» **Task statement**:
Starting at the first line of the listing below, retype each line up to and including the one that contains "const y = d3.scaleLinear().domain([0, 100]).range([plotH, 0]);". Leave pictures out.

» **Recorded data**:
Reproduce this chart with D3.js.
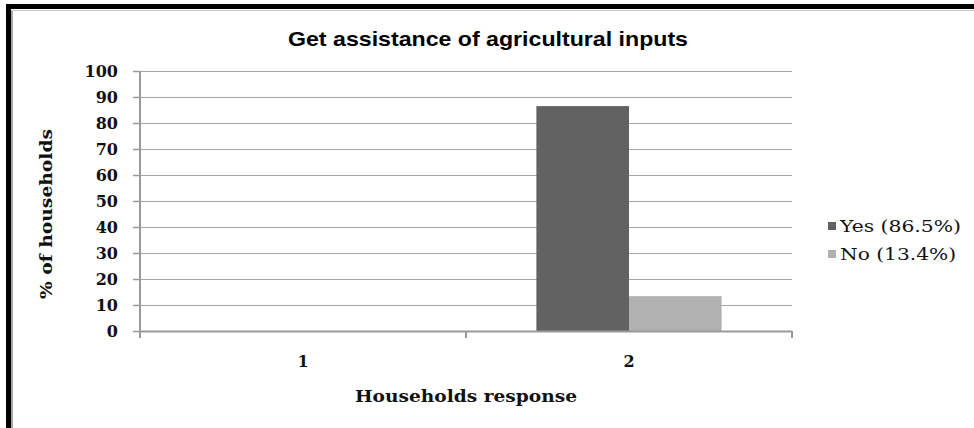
<!DOCTYPE html>
<html>
<head>
<meta charset="utf-8">
<script src="https://cdn.jsdelivr.net/npm/d3@7"></script>
<style>
  html, body { margin: 0; padding: 0; background: #fff; }
  svg { display: block; }
</style>
</head>
<body>
<svg id="chart" width="974" height="428"></svg>
<script>
// Survey answers per response group (group 1 has no answers recorded)
const categories = ["1", "2"];
const seriesNames = ["Yes (86.5%)", "No (13.4%)"];
const yesValues = [null, 86.5];
const noValues = [null, 13.4];
const yTicks = [0, 10, 20, 30, 40, 50, 60, 70, 80, 90, 100];
const seriesColors = ["#626262", "#b1b1b1"];

const series = [yesValues, noValues];

const svg = d3.select("#chart");
const W = 974, H = 428;
const margin = { left: 140, right: 182, top: 71, bottom: 97 };
const plotW = W - margin.left - margin.right;
const plotH = H - margin.top - margin.bottom;

const serif = "'DejaVu Serif', 'Liberation Serif', serif";

// frame
svg.append("rect").attr("x", 6).attr("y", 4).attr("width", W).attr("height", 5).attr("fill", "#000");
svg.append("rect").attr("x", 6).attr("y", 4).attr("width", 5).attr("height", H).attr("fill", "#000");
svg.append("line").attr("x1", 12).attr("x2", 12).attr("y1", 10).attr("y2", H)
  .attr("stroke", "#a8a8a8").attr("stroke-width", 2);
svg.append("line").attr("x1", 11).attr("x2", W).attr("y1", 10.5).attr("y2", 10.5)
  .attr("stroke", "#c8c8c8").attr("stroke-width", 1);

const g = svg.append("g").attr("transform", `translate(${margin.left},${margin.top})`);

const x0 = d3.scaleBand().domain(categories).range([0, plotW]).paddingInner(0).paddingOuter(0);
const x1 = d3.scaleBand().domain(d3.range(series.length)).range([0, x0.bandwidth()]).paddingInner(0).paddingOuter(0.76);
const y = d3.scaleLinear().domain([0, 100]).range([plotH, 0]);

// horizontal gridlines
g.append("g").selectAll("line").data(yTicks.filter(t => t > 0)).join("line")
  .attr("x1", 0).attr("x2", plotW)
  .attr("y1", d => Math.round(y(d)) + 0.5).attr("y2", d => Math.round(y(d)) + 0.5)
  .attr("stroke", "#a6a6a6").attr("stroke-width", 1);

// bars
series.forEach((vals, si) => {
  g.append("g").selectAll("rect")
    .data(categories.map((c, i) => ({ c, v: vals[i] })).filter(d => d.v != null))
    .join("rect")
    .attr("x", d => x0(d.c) + x1(si))
    .attr("width", x1.bandwidth())
    .attr("y", d => y(d.v))
    .attr("height", d => y(0) - y(d.v))
    .attr("fill", seriesColors[si]);
});

// y axis
const yAxis = g.append("g").call(d3.axisLeft(y).tickValues(yTicks).tickSize(7).tickPadding(15).tickFormat(d3.format("d")));
yAxis.select(".domain").attr("stroke", "#9a9a9a").attr("stroke-width", 2).attr("d", `M0,${plotH + 6}V0`);
yAxis.selectAll(".tick line").attr("stroke", "#9a9a9a").attr("stroke-width", 1.5);
yAxis.selectAll(".tick text").attr("font-family", serif).attr("font-weight", "bold")
  .attr("font-size", "16px").attr("fill", "#111");

// x axis with tick marks at category boundaries
const xAxisG = g.append("g").attr("transform", `translate(0,${plotH})`);
xAxisG.append("line").attr("x1", 0).attr("x2", plotW).attr("y1", 0.5).attr("y2", 0.5)
  .attr("stroke", "#9a9a9a").attr("stroke-width", 2);
const boundaries = categories.map(c => x0(c)).concat([x0.range()[1]]);
xAxisG.selectAll("line.b").data(boundaries).join("line").attr("class", "b")
  .attr("x1", d => d).attr("x2", d => d).attr("y1", 0).attr("y2", 7)
  .attr("stroke", "#9a9a9a").attr("stroke-width", 2);
xAxisG.selectAll("text").data(categories).join("text")
  .attr("x", d => x0(d) + x0.bandwidth() / 2).attr("y", 36)
  .attr("text-anchor", "middle")
  .attr("font-family", serif).attr("font-weight", "bold").attr("font-size", "16px").attr("fill", "#111")
  .text(d => d);

// titles
svg.append("text").attr("x", 488).attr("y", 46).attr("text-anchor", "middle")
  .attr("font-family", "'Liberation Sans Narrow', 'Liberation Sans', Arial, sans-serif")
  .attr("font-weight", "bold").attr("font-size", "21px").attr("fill", "#000")
  .attr("textLength", 400).attr("lengthAdjust", "spacingAndGlyphs")
  .text("Get assistance of agricultural inputs");

svg.append("text").attr("x", 466).attr("y", 402).attr("text-anchor", "middle")
  .attr("font-family", serif).attr("font-weight", "bold").attr("font-size", "16px").attr("fill", "#111")
  .attr("textLength", 222).attr("lengthAdjust", "spacingAndGlyphs")
  .text("Households response");

svg.append("text").attr("transform", `translate(52,214) rotate(-90)`)
  .attr("text-anchor", "middle")
  .attr("font-family", serif).attr("font-weight", "bold").attr("font-size", "16px").attr("fill", "#111")
  .attr("textLength", 170).attr("lengthAdjust", "spacingAndGlyphs")
  .text("% of households");

// legend
const legendLen = [121, 116];
const legend = svg.append("g").attr("transform", "translate(828,232)");
seriesNames.forEach((name, i) => {
  const row = legend.append("g").attr("transform", `translate(0,${i * 28})`);
  row.append("rect").attr("x", 0).attr("y", -10).attr("width", 8).attr("height", 8).attr("fill", seriesColors[i]);
  row.append("text").attr("x", 12).attr("y", 0)
    .attr("font-family", serif).attr("font-size", "16px").attr("fill", "#111")
    .attr("textLength", legendLen[i]).attr("lengthAdjust", "spacingAndGlyphs")
    .text(name);
});
</script>
</body>
</html>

» **Exercise result**:
Reproduce this chart with D3.js.
<!DOCTYPE html>
<html>
<head>
<meta charset="utf-8">
<script src="https://cdn.jsdelivr.net/npm/d3@7"></script>
<style>
  html, body { margin: 0; padding: 0; background: #fff; }
  svg { display: block; }
</style>
</head>
<body>
<svg id="chart" width="974" height="428"></svg>
<script>
// Survey answers per response group (group 1 has no answers recorded)
const categories = ["1", "2"];
const seriesNames = ["Yes (86.5%)", "No (13.4%)"];
const yesValues = [null, 86.5];
const noValues = [null, 13.4];
const yTicks = [0, 10, 20, 30, 40, 50, 60, 70, 80, 90, 100];
const seriesColors = ["#626262", "#b1b1b1"];

const series = [yesValues, noValues];

const svg = d3.select("#chart");
const W = 974, H = 428;
const margin = { left: 140, right: 182, top: 71, bottom: 97 };
const plotW = W - margin.left - margin.right;
const plotH = H - margin.top - margin.bottom;

const serif = "'DejaVu Serif', 'Liberation Serif', serif";

// frame
svg.append("rect").attr("x", 6).attr("y", 4).attr("width", W).attr("height", 5).attr("fill", "#000");
svg.append("rect").attr("x", 6).attr("y", 4).attr("width", 5).attr("height", H).attr("fill", "#000");
svg.append("line").attr("x1", 12).attr("x2", 12).attr("y1", 10).attr("y2", H)
  .attr("stroke", "#a8a8a8").attr("stroke-width", 2);
svg.append("line").attr("x1", 11).attr("x2", W).attr("y1", 10.5).attr("y2", 10.5)
  .attr("stroke", "#c8c8c8").attr("stroke-width", 1);

const g = svg.append("g").attr("transform", `translate(${margin.left},${margin.top})`);

const x0 = d3.scaleBand().domain(categories).range([0, plotW]).paddingInner(0).paddingOuter(0);
const x1 = d3.scaleBand().domain(d3.range(series.length)).range([0, x0.bandwidth()]).paddingInner(0).paddingOuter(0.76);
const y = d3.scaleLinear().domain([0, 100]).range([plotH, 0]);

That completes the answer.